Running singles and twins together might not be the norm, but it is a policy which is bearing fruit, with speaned lamb crops usually working out around the 155% mark.

In contrast to many of the top breeders, the Dunlops have never flushed individual breeding females and have only AI’d a couple of times. Instead, they prefer to have their ewes tupped naturally and lamb all outside.

“I really don’t think flushing and AI’ing has helped anyone as there is much more of a tail end in the Blackface sheep breed now. I also think we need to look more at breeding correct sheep with size and shape because a Blackie can compete with all breeds. Take off the head, and a Blackie will pay just as well as a Suffolk, Texel or Cheviot, provided it has the shape and size,” Willie said.

Outwith the Blackie enterprise, the introduction of a 100-ewe pedigree Texel flock is also paying dividends with top shearling sales of up to £7500 at Kelso, and, just last weekend, the team sold the highest priced Texel shearling ram at United Auctions’ multi-breed ram sale at Stirling, at £3800 for a son of a home-bred Elmscleugh, which was the sire of most of their pen.

Cattle numbers have also increased significantly over the years and with them, have come several new sheds to house them. Most of their suckler cows are Limousin crosses of which all bar the heifers are bulled to a Charolais, to produce the ‘best paying’ cattle in the market.
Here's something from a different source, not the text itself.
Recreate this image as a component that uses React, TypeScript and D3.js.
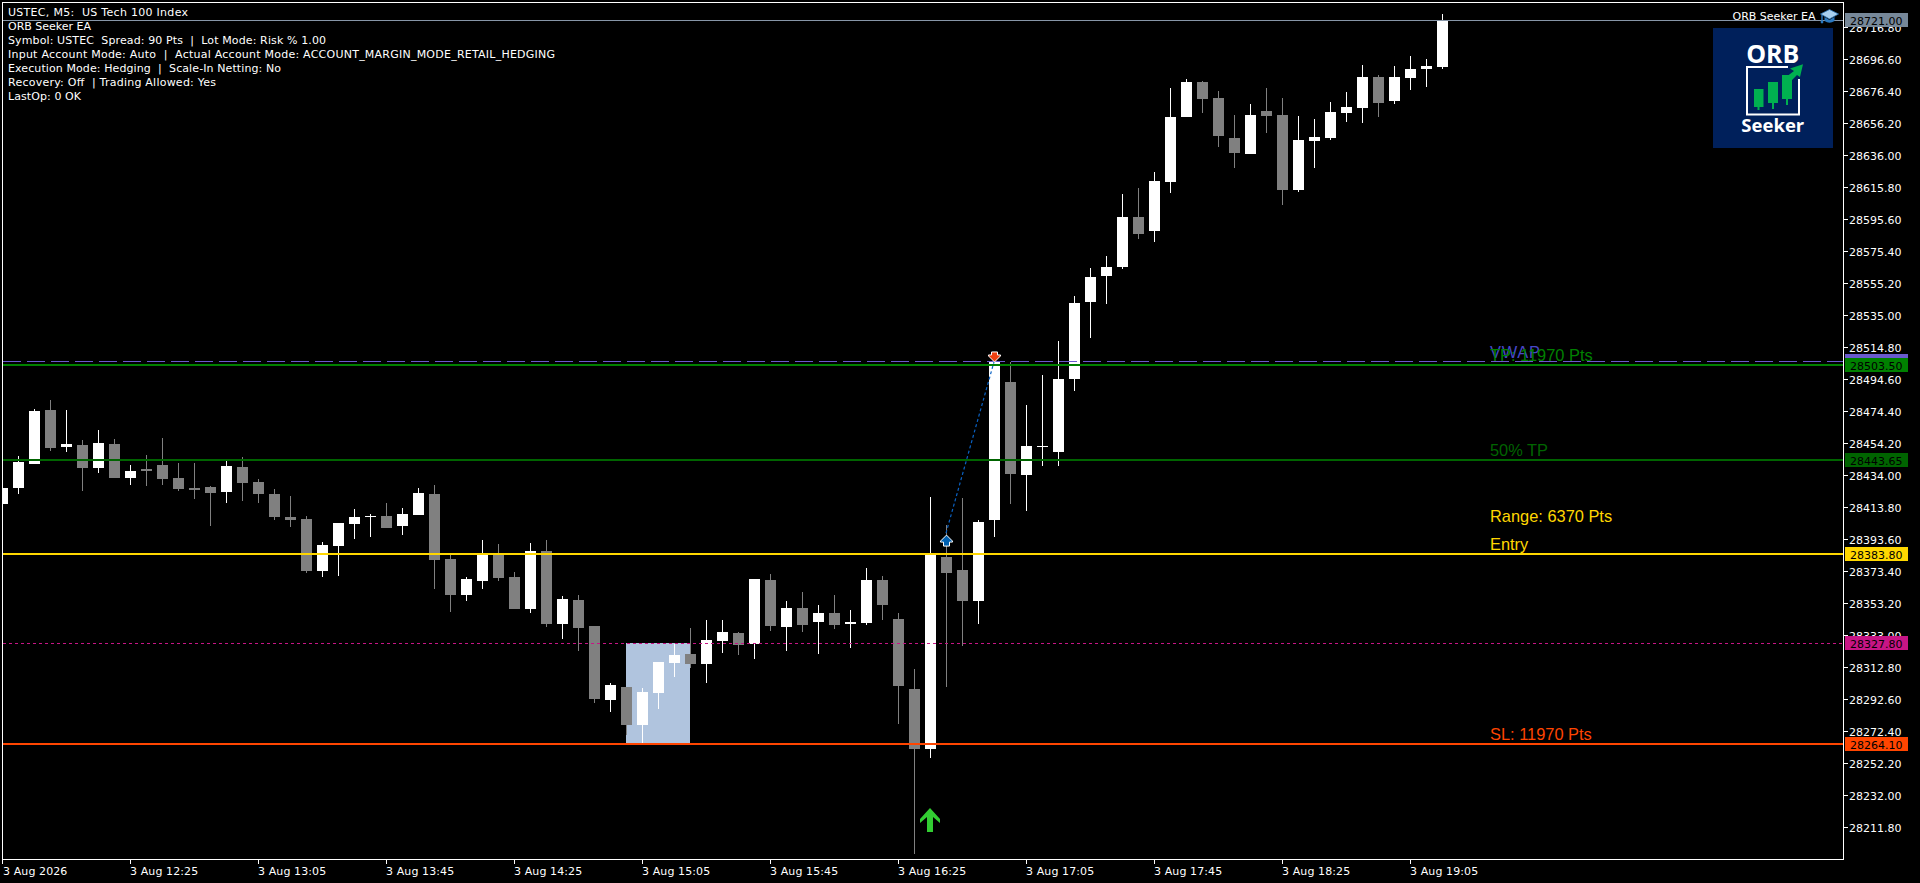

However, it’s only now that the family feel there are sufficient returns in selling forward stores after eight years of subdued values.

“In 2013 we were selling pens of cattle at £1500 per head, and we’re only back up to those sorts of prices now. By the end of this year we hope to have sold 400 head to average £1400,” said Willie.

Needless to say, there is never a dull moment for this family business which originated in Ayrshire, with Willie’s grand-father selling Blackface rams off Dalwyne and his father, Quintin, off High Troweir, at Newton Stewart. Having moved to Elmscleugh when Willie was 15 years of age, he has nevertheless always lived with the mantra he was brought up with – ‘Your tup money pays for new stock rams’ – and it still does.

Sadly, they no longer sell at Newton Stewart, but instead will have ram lambs and shearling rams for the breed sale at Stirling on Saturday, October 11; Dalmally, on Saturday, October 16 and at Lanark on Thursday and Friday, October 21 and 22.